Una democracia sostenida por ciudadanos, no por élites
El Congreso actual —con todas sus deficiencias— refleja lo que somos: un país con demócratas y autoritarios, honrados y corruptos, capaces e incapaces. No es producto de una conspiración, sino de una sociedad diversa y contradictoria. Y, a pesar de sus errores, representa hoy un intento —imperfecto, pero genuino— de preservar el orden democrático frente a la captura ideológica del pasado reciente.
Como advertía Maquiavelo, la sabiduría política consiste en reconocer la naturaleza del problema y optar por el mal menor. En el Perú de hoy, ese mal menor ha sido sostener un sistema parlamentario que, aunque ineficiente, impidió el avance de proyectos autoritarios. La democracia peruana sobrevive no por la lucidez de sus gobernantes, sino por la obstinación de sus ciudadanos.
A diferencia de lo que algunos observadores extranjeros sostienen, el Perú no es un Estado fallido ni una democracia moribunda. Es una nación que resiste, que tropieza, pero no se rinde. No vivimos el fin de la democracia, sino un proceso de purificación forzada: la caída de falsos mesías y de élites arrogantes que confundieron al Estado con su feudo.
El renacimiento posible
El Perú está saliendo del hoyo que esa élite cavó durante dos décadas, y lo hace con el esfuerzo de millones de emprendedores, estudiantes, campesinos, artesanos y profesionales que creen en el trabajo honesto y en la libertad. Nuestra democracia no se salva en los congresos ni en los tribunales; se salva en las casas, en las escuelas y en los centros de trabajo, donde todavía se enseña el valor del esfuerzo, la lealtad y la patria.
Las elecciones de 2026 no serán nuestra última oportunidad, sino una más en la larga batalla por reconstruir la República.

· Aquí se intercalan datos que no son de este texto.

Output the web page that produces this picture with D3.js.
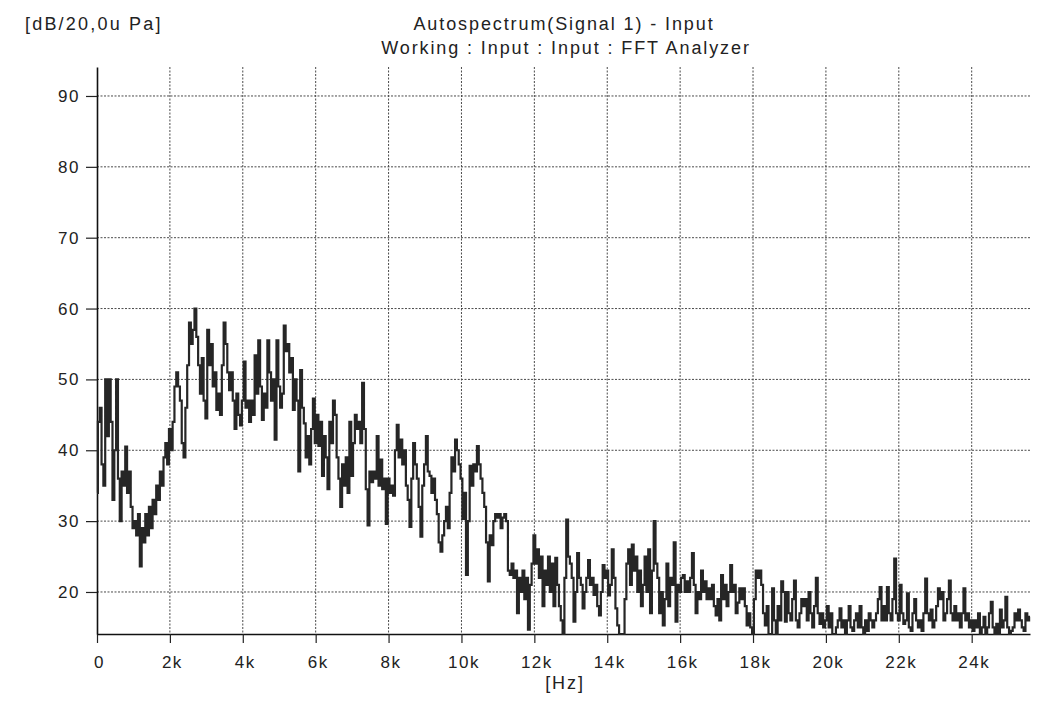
<!DOCTYPE html>
<head>
  <meta charset="utf-8">
  <script src="https://d3js.org/d3.v7.min.js"></script>
  <style>
    body { margin:0; background:#fff; }
    text { font-family: "Liberation Sans", Arial, sans-serif; fill:#222; }
    .grid line { stroke:#4a4a4a; stroke-width:1; stroke-dasharray:2,1.5; }
  </style>
</head>

<body>
  <script>
    // spectrum levels in dB, one value every 50 Hz in 3.2 kHz bands
    var step = 50;
    var band0 = [34, 44, 46, 38, 35, 50, 42, 50,
                 44, 33, 40, 50, 36, 30, 37, 35,
                 40.5, 34, 37, 32, 29, 30, 28, 31,
                 23.6, 29, 27, 31, 28, 32, 29, 33,
                 31, 35, 33, 37, 35, 39, 41, 38,
                 43, 40, 44, 49, 51, 49, 47, 41,
                 39, 46, 52, 58, 55, 57, 60, 56,
                 52, 48, 53, 47, 44.5, 57, 52, 55];
    var band1 = [49, 51, 45.7, 48, 45, 52, 58, 55,
                 51, 48.5, 51, 47, 43, 48, 45, 43.5,
                 47, 52.5, 46, 47, 44, 47, 45, 53.4,
                 48, 55.5, 49, 44.3, 48, 46, 55.5, 51,
                 47, 50, 41.5, 55.5, 49, 46, 48, 57.6,
                 54, 55, 51, 53, 45.7, 50, 47, 37,
                 51.3, 46, 43.8, 39, 42, 38, 43, 47.3,
                 41, 45, 40.6, 44, 36.4, 42, 39, 34.5];
    var band2 = [44, 41, 47, 45, 39, 36, 32, 38,
                 35, 39, 34, 44, 36.4, 41, 45, 43,
                 44, 41, 49.5, 43, 34.5, 29.4, 37, 35.5,
                 37, 36, 42, 35, 38.7, 34.5, 36, 29.6,
                 36, 34, 35, 33.6, 40, 43.6, 39, 41.5,
                 38, 40, 35, 33, 29.2, 36, 41, 38,
                 36, 32, 27.8, 35, 38, 42, 37, 36.4,
                 34, 36, 33, 31, 27, 25.7, 28, 30];
    var band3 = [32, 29, 34, 39, 37, 41.5, 40, 38,
                 36, 30.3, 34, 22.4, 30, 37.8, 35, 38,
                 37, 40.6, 38, 36, 34, 32, 27, 21.5,
                 28, 26.6, 30, 31, 30.5, 31, 29, 30.5,
                 31, 30, 23, 22.4, 24, 22, 23, 17,
                 22, 20, 23, 19, 22, 14.7, 21, 24,
                 28, 24, 26, 22, 25, 18, 23, 21,
                 25, 20, 24, 18, 24.8, 21, 18, 16];
    var band4 = [14, 22, 30.2, 25, 24, 22, 15.8, 20,
                 25.5, 22, 21, 17.7, 20, 22, 24.5, 21,
                 22, 19.6, 21, 18, 16.7, 20, 23.8, 22,
                 23, 19.5, 21, 26, 22, 17.7, 15.3, 14,
                 13, 13.5, 19, 24, 26, 21, 26.7, 23,
                 25, 20, 23, 18, 21, 25, 20, 26,
                 17, 23, 30, 24, 22, 17, 20, 15.3,
                 19, 24, 18, 22, 21, 27, 15.8, 21];
    var band5 = [20, 22, 22.4, 20, 21.5, 20, 22, 25.5,
                 21, 17, 20, 19, 23, 20, 21.5, 19,
                 20.5, 19, 21, 18, 16.7, 19, 16, 22.4,
                 19, 21, 18, 20, 23.8, 20, 21, 17,
                 18.5, 20.5, 19, 20.5, 18, 15.3, 17, 15,
                 13, 19, 23, 22, 23, 21, 17, 15.3,
                 18, 13, 14, 20.5, 16, 13, 18, 16,
                 21.5, 20, 15.8, 20, 17, 16, 19, 21.6];
    var band6 = [16, 15, 17, 19, 18, 19, 16, 20,
                 17, 15, 18, 22, 17, 15.5, 17, 15,
                 16, 18, 15, 17, 14, 13.5, 15, 16,
                 17.7, 15, 16, 14, 16, 18, 15, 14.5,
                 16, 17, 15, 18, 15, 14, 16, 14.5,
                 17, 16, 15, 16, 17, 19, 20.7, 16,
                 18, 16, 20.7, 17, 16, 19, 24.7, 17,
                 16, 21, 17, 15.5, 16, 19.8, 15, 14.5];
    var band7 = [17, 19, 16, 15, 16, 14.5, 17, 21.9,
                 17, 16, 17.5, 15, 16, 18, 20.5, 19,
                 20, 16, 17, 19, 21.6, 17, 16, 18,
                 16, 17, 15, 17, 20.5, 16, 17, 15,
                 16, 14.5, 16, 15, 17, 14, 15, 16.5,
                 14, 15, 17, 18.6, 15, 14, 15.5, 14,
                 17.5, 15, 16, 19.3, 15, 14, 14.5, 15,
                 17, 16, 17.5, 16, 15, 14.5, 17, 16,
                 16.5];

    var xTicks = [0, 2000, 4000, 6000, 8000, 10000, 12000, 14000, 16000, 18000, 20000, 22000, 24000];
    var xTickLabels = ["0", "2k", "4k", "6k", "8k", "10k", "12k", "14k", "16k", "18k", "20k", "22k", "24k"];
    var yTicks = [20, 30, 40, 50, 60, 70, 80, 90];

    var levels = [].concat(band0, band1, band2, band3, band4, band5, band6, band7);
    var data = levels.map(function(v, i) { return {f: i * step, db: v}; });

    var width = 1059, height = 706;
    // plot frame (note: "top" is taken by window.top, so keep these names)
    var plotLeft = 97, plotRight = 1030, plotTop = 67, plotBottom = 634;

    var svg = d3.select("body").append("svg")
      .attr("width", width)
      .attr("height", height);

    var x = d3.scaleLinear().domain([0, 25600]).range([plotLeft, plotRight]);
    var y = d3.scaleLinear().domain([14.07, 94.09]).range([plotBottom, plotTop]).clamp(true);

    // dotted grid
    var grid = svg.append("g").attr("class", "grid");
    grid.selectAll(".h").data(yTicks).enter().append("line")
      .attr("x1", plotLeft).attr("x2", plotRight)
      .attr("y1", function(d) { return y(d); })
      .attr("y2", function(d) { return y(d); });
    grid.selectAll(".v").data(xTicks.slice(1)).enter().append("line")
      .attr("y1", plotTop).attr("y2", plotBottom)
      .attr("x1", function(d) { return x(d); })
      .attr("x2", function(d) { return x(d); });

    // axes
    var xAxis = d3.axisBottom(x)
      .tickValues(xTicks)
      .tickFormat(function(d, i) { return xTickLabels[i]; })
      .tickSize(9)
      .tickPadding(13)
      .tickSizeOuter(0);
    var yAxis = d3.axisLeft(y)
      .tickValues(yTicks)
      .tickSize(11)
      .tickPadding(6)
      .tickSizeOuter(0);

    var gx = svg.append("g")
      .attr("transform", "translate(0," + plotBottom + ")")
      .call(xAxis);
    var gy = svg.append("g")
      .attr("transform", "translate(" + plotLeft + ",0)")
      .call(yAxis);

    [gx, gy].forEach(function(g) {
      g.select(".domain").attr("stroke", "#111").attr("stroke-width", 1.6);
      g.selectAll(".tick line").attr("stroke", "#222").attr("stroke-width", 1.2);
      g.selectAll(".tick text")
        .attr("fill", "#222")
        .style("font-size", "17px")
        .style("letter-spacing", "1.5px")
        .style("font-family", "'Liberation Sans', Arial, sans-serif");
    });
    gx.selectAll(".tick text").attr("dx", "2");

    // the spectrum trace, drawn as FFT lines (steps)
    var line = d3.line()
      .curve(d3.curveStep)
      .x(function(d) { return x(d.f); })
      .y(function(d) { return y(d.db); });

    svg.append("path")
      .datum(data)
      .attr("fill", "none")
      .attr("stroke", "#262626")
      .attr("stroke-width", 2.2)
      .attr("stroke-linejoin", "miter")
      .attr("d", line);

    // titles and units
    svg.append("text")
      .attr("x", 25).attr("y", 30)
      .style("font-size", "18px").style("letter-spacing", "2.2px")
      .text("[dB/20,0u Pa]");
    svg.append("text")
      .attr("x", 564).attr("y", 30)
      .attr("text-anchor", "middle")
      .style("font-size", "18px").style("letter-spacing", "1.9px")
      .text("Autospectrum(Signal 1) - Input");
    svg.append("text")
      .attr("x", 566).attr("y", 54)
      .attr("text-anchor", "middle")
      .style("font-size", "18px").style("letter-spacing", "1.9px")
      .text("Working : Input : Input : FFT Analyzer");
    svg.append("text")
      .attr("x", 565).attr("y", 689)
      .attr("text-anchor", "middle")
      .style("font-size", "18px").style("letter-spacing", "1.9px")
      .text("[Hz]");
  </script>
</body>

Puede que el resultado no satisfaga a todos, pero los verdaderos demócratas seguirán bregando por un país mejor, desde sus familias y comunidades, con humildad y esperanza.
No, la democracia no ha muerto. Mientras exista un solo peruano dispuesto a defenderla, seguirá viva. Porque el peor gobierno democrático siempre será infinitamente superior al mejor gobierno dictatorial, cualquiera sea su pelaje.